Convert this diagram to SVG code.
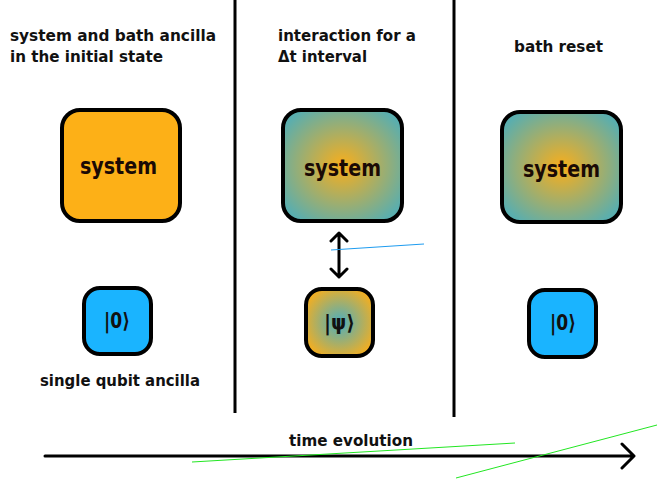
<svg xmlns="http://www.w3.org/2000/svg" width="657" height="481" viewBox="0 0 657 481">
<style>
.t{font-family:"DejaVu Sans",sans-serif;font-weight:bold;font-size:15.5px;fill:#111}
.big{font-family:"DejaVu Sans",sans-serif;font-weight:bold;font-size:23px;fill:#1a0a05}
.ket{font-family:"DejaVu Sans",sans-serif;font-weight:bold;font-size:21px;fill:#111}
.box{stroke:#000;stroke-width:4}
.con{stroke:#000;fill:none;stroke-linecap:round;stroke-linejoin:round}
</style>
<defs>
<radialGradient id="sys" cx="0.5" cy="0.5" r="0.6">
<stop offset="0" stop-color="#F9AE1B"/>
<stop offset="1" stop-color="#5AAEAE"/>
</radialGradient>
<radialGradient id="anc" cx="0.5" cy="0.5" r="0.6">
<stop offset="0" stop-color="#4BAFC0"/>
<stop offset="1" stop-color="#F9AE1B"/>
</radialGradient>
</defs>
<rect width="657" height="481" fill="#fff"/>
<g id="dividers">
<line x1="235" y1="0" x2="235" y2="413" stroke="#000" stroke-width="3"/>
<line x1="454" y1="0" x2="454" y2="417" stroke="#000" stroke-width="3"/>
</g>
<g id="labels">
<text class="t" x="10" y="41" textLength="206" lengthAdjust="spacingAndGlyphs">system and bath ancilla</text>
<text class="t" x="10" y="62" textLength="153" lengthAdjust="spacingAndGlyphs">in the initial state</text>
<text class="t" x="278" y="41" textLength="138" lengthAdjust="spacingAndGlyphs">interaction for a</text>
<text class="t" x="278" y="62" textLength="89" lengthAdjust="spacingAndGlyphs">Δt interval</text>
<text class="t" x="514" y="52" textLength="89" lengthAdjust="spacingAndGlyphs">bath reset</text>
<text class="t" x="40" y="386" textLength="160" lengthAdjust="spacingAndGlyphs">single qubit ancilla</text>
</g>
<g id="sys1">
<rect class="box" x="62" y="110" width="118" height="111" rx="18" fill="#FDB017"/>
<text class="big" x="80" y="174" textLength="77" lengthAdjust="spacingAndGlyphs">system</text>
</g>
<g id="sys2">
<rect class="box" x="283" y="110" width="119" height="111" rx="18" fill="url(#sys)"/>
<text class="big" x="304" y="176" textLength="77" lengthAdjust="spacingAndGlyphs">system</text>
</g>
<g id="sys3">
<rect class="box" x="502" y="112" width="119" height="110" rx="18" fill="url(#sys)"/>
<text class="big" x="523" y="177" textLength="77" lengthAdjust="spacingAndGlyphs">system</text>
</g>
<g id="anc1">
<rect class="box" x="84" y="288" width="67" height="66" rx="16" fill="#1AB4FF"/>
<text class="ket" x="104" y="328" textLength="26" lengthAdjust="spacingAndGlyphs">|0⟩</text>
</g>
<g id="anc2">
<rect class="box" x="306" y="289" width="67" height="67" rx="16" fill="url(#anc)"/>
<text class="ket" x="324" y="330" textLength="31" lengthAdjust="spacingAndGlyphs">|ψ⟩</text>
</g>
<g id="anc3">
<rect class="box" x="529" y="290" width="67" height="67" rx="16" fill="#1AB4FF"/>
<text class="ket" x="550" y="330" textLength="26" lengthAdjust="spacingAndGlyphs">|0⟩</text>
</g>
<g id="connectors">
<path class="con" stroke-width="3" d="M339 233V277M331 241L339 233L347 241M331 269L339 277L347 269"/>
<line x1="331" y1="250" x2="424" y2="244" stroke="#1E9CF0" stroke-width="1"/>
<path class="con" stroke-width="3" d="M45 456H633M622 444L634 456L622 468"/>
<text class="t" x="289" y="446" textLength="124" lengthAdjust="spacingAndGlyphs">time evolution</text>
<line x1="192" y1="462" x2="515" y2="443" stroke="#22E622" stroke-width="1"/>
<line x1="456" y1="478" x2="657" y2="425" stroke="#22E622" stroke-width="1"/>
</g>
</svg>
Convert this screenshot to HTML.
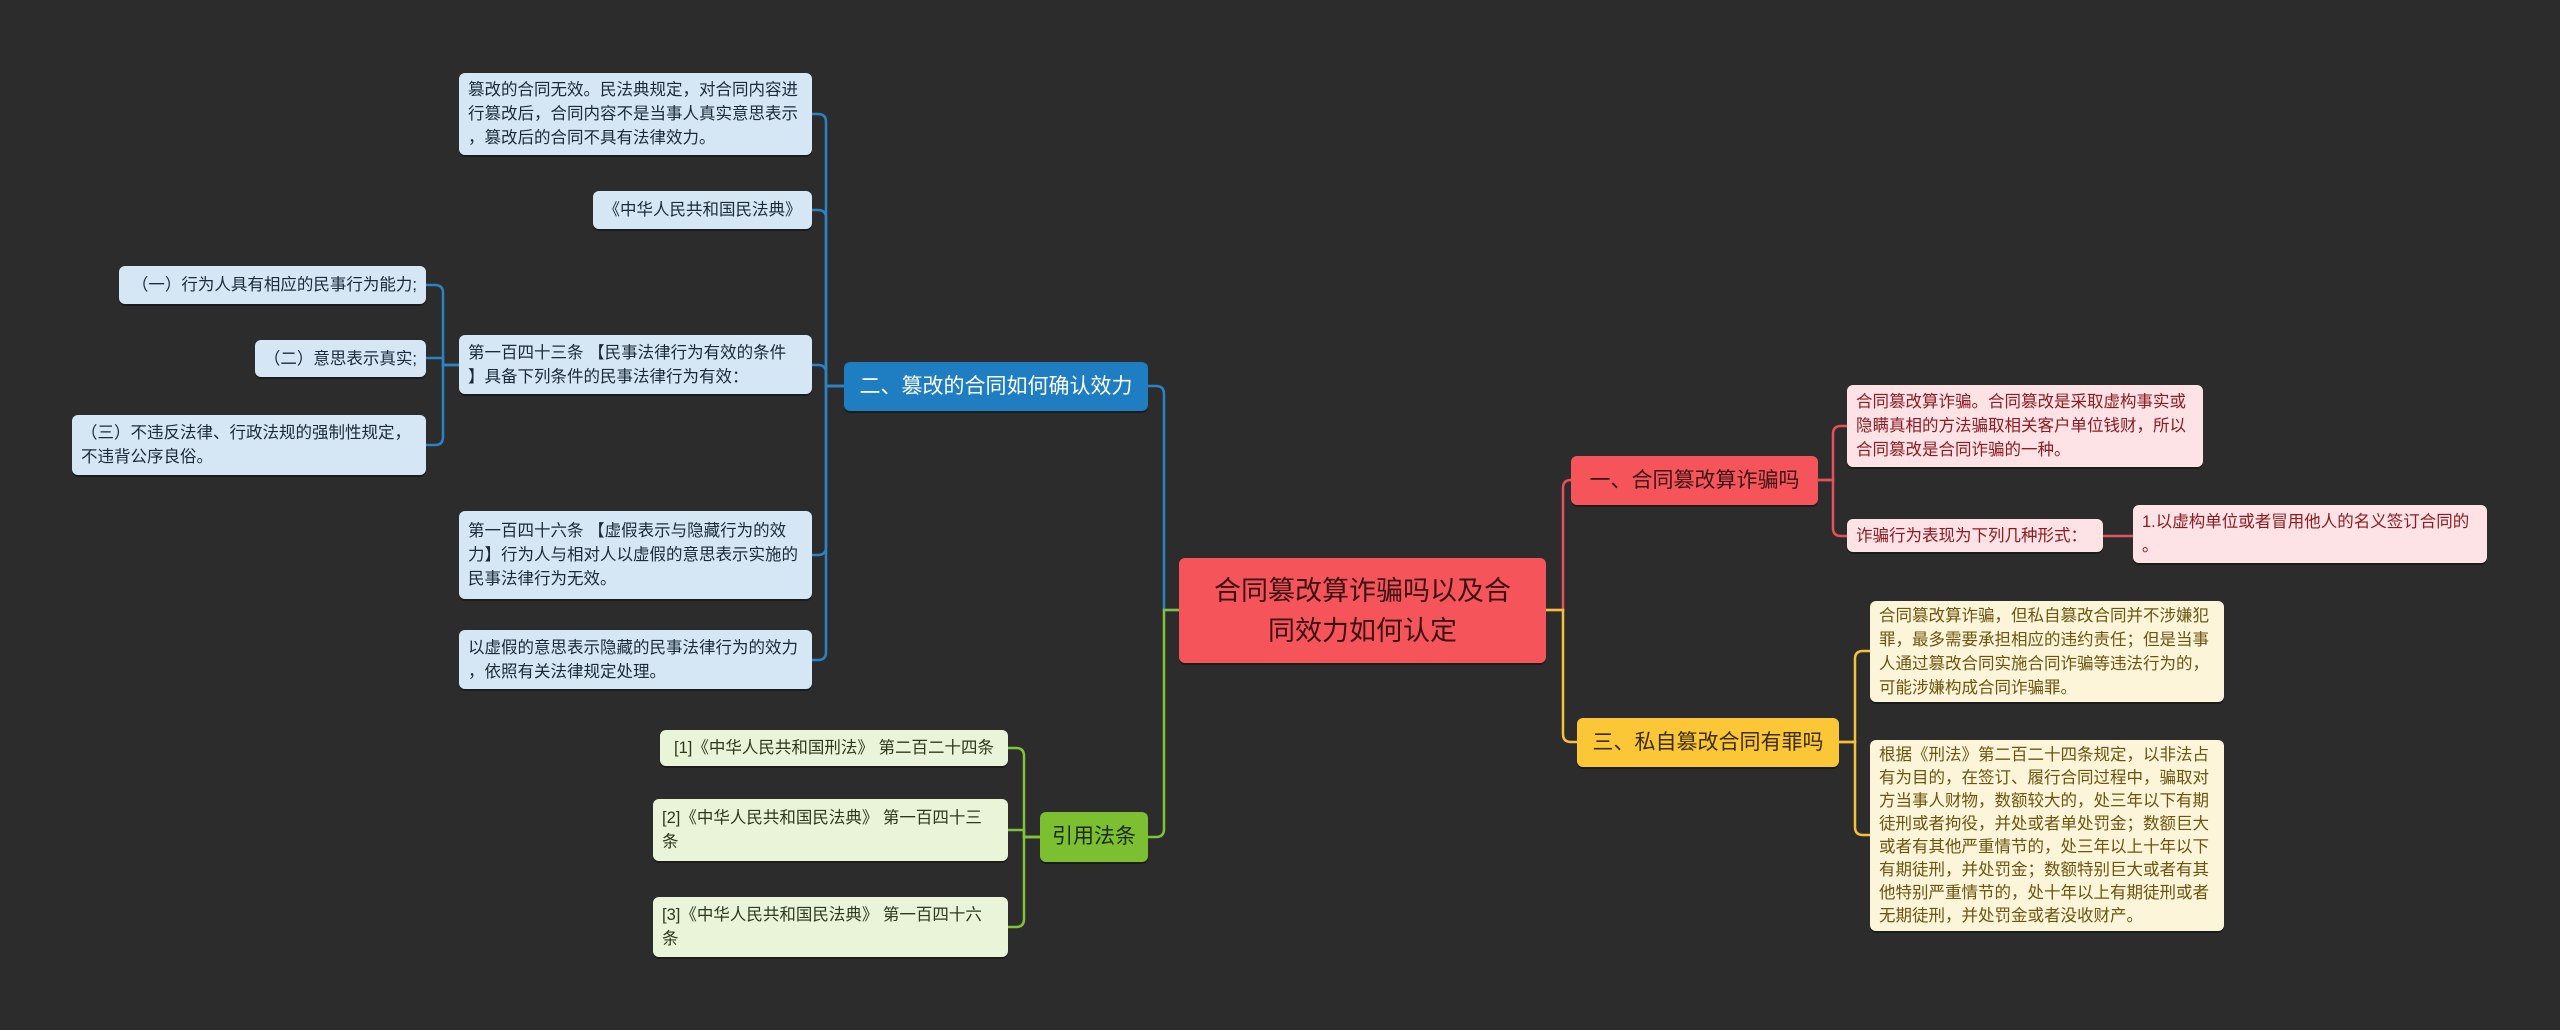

────────────────────────────────────────

### WHAT IS BEING ASKED
Copy all of the entries verbatim, leaving out any pictures they contain.

### WRITTEN ANSWER
Convert this diagram to SVG code.
<svg xmlns="http://www.w3.org/2000/svg" width="657" height="481" viewBox="0 0 657 481">
<style>
.t{font-family:"DejaVu Sans",sans-serif;font-weight:bold;font-size:15.5px;fill:#111}
.big{font-family:"DejaVu Sans",sans-serif;font-weight:bold;font-size:23px;fill:#1a0a05}
.ket{font-family:"DejaVu Sans",sans-serif;font-weight:bold;font-size:21px;fill:#111}
.box{stroke:#000;stroke-width:4}
.con{stroke:#000;fill:none;stroke-linecap:round;stroke-linejoin:round}
</style>
<defs>
<radialGradient id="sys" cx="0.5" cy="0.5" r="0.6">
<stop offset="0" stop-color="#F9AE1B"/>
<stop offset="1" stop-color="#5AAEAE"/>
</radialGradient>
<radialGradient id="anc" cx="0.5" cy="0.5" r="0.6">
<stop offset="0" stop-color="#4BAFC0"/>
<stop offset="1" stop-color="#F9AE1B"/>
</radialGradient>
</defs>
<rect width="657" height="481" fill="#fff"/>
<g id="dividers">
<line x1="235" y1="0" x2="235" y2="413" stroke="#000" stroke-width="3"/>
<line x1="454" y1="0" x2="454" y2="417" stroke="#000" stroke-width="3"/>
</g>
<g id="labels">
<text class="t" x="10" y="41" textLength="206" lengthAdjust="spacingAndGlyphs">system and bath ancilla</text>
<text class="t" x="10" y="62" textLength="153" lengthAdjust="spacingAndGlyphs">in the initial state</text>
<text class="t" x="278" y="41" textLength="138" lengthAdjust="spacingAndGlyphs">interaction for a</text>
<text class="t" x="278" y="62" textLength="89" lengthAdjust="spacingAndGlyphs">Δt interval</text>
<text class="t" x="514" y="52" textLength="89" lengthAdjust="spacingAndGlyphs">bath reset</text>
<text class="t" x="40" y="386" textLength="160" lengthAdjust="spacingAndGlyphs">single qubit ancilla</text>
</g>
<g id="sys1">
<rect class="box" x="62" y="110" width="118" height="111" rx="18" fill="#FDB017"/>
<text class="big" x="80" y="174" textLength="77" lengthAdjust="spacingAndGlyphs">system</text>
</g>
<g id="sys2">
<rect class="box" x="283" y="110" width="119" height="111" rx="18" fill="url(#sys)"/>
<text class="big" x="304" y="176" textLength="77" lengthAdjust="spacingAndGlyphs">system</text>
</g>
<g id="sys3">
<rect class="box" x="502" y="112" width="119" height="110" rx="18" fill="url(#sys)"/>
<text class="big" x="523" y="177" textLength="77" lengthAdjust="spacingAndGlyphs">system</text>
</g>
<g id="anc1">
<rect class="box" x="84" y="288" width="67" height="66" rx="16" fill="#1AB4FF"/>
<text class="ket" x="104" y="328" textLength="26" lengthAdjust="spacingAndGlyphs">|0⟩</text>
</g>
<g id="anc2">
<rect class="box" x="306" y="289" width="67" height="67" rx="16" fill="url(#anc)"/>
<text class="ket" x="324" y="330" textLength="31" lengthAdjust="spacingAndGlyphs">|ψ⟩</text>
</g>
<g id="anc3">
<rect class="box" x="529" y="290" width="67" height="67" rx="16" fill="#1AB4FF"/>
<text class="ket" x="550" y="330" textLength="26" lengthAdjust="spacingAndGlyphs">|0⟩</text>
</g>
<g id="connectors">
<path class="con" stroke-width="3" d="M339 233V277M331 241L339 233L347 241M331 269L339 277L347 269"/>
<line x1="331" y1="250" x2="424" y2="244" stroke="#1E9CF0" stroke-width="1"/>
<path class="con" stroke-width="3" d="M45 456H633M622 444L634 456L622 468"/>
<text class="t" x="289" y="446" textLength="124" lengthAdjust="spacingAndGlyphs">time evolution</text>
<line x1="192" y1="462" x2="515" y2="443" stroke="#22E622" stroke-width="1"/>
<line x1="456" y1="478" x2="657" y2="425" stroke="#22E622" stroke-width="1"/>
</g>
</svg>
Convert this screenshot to HTML.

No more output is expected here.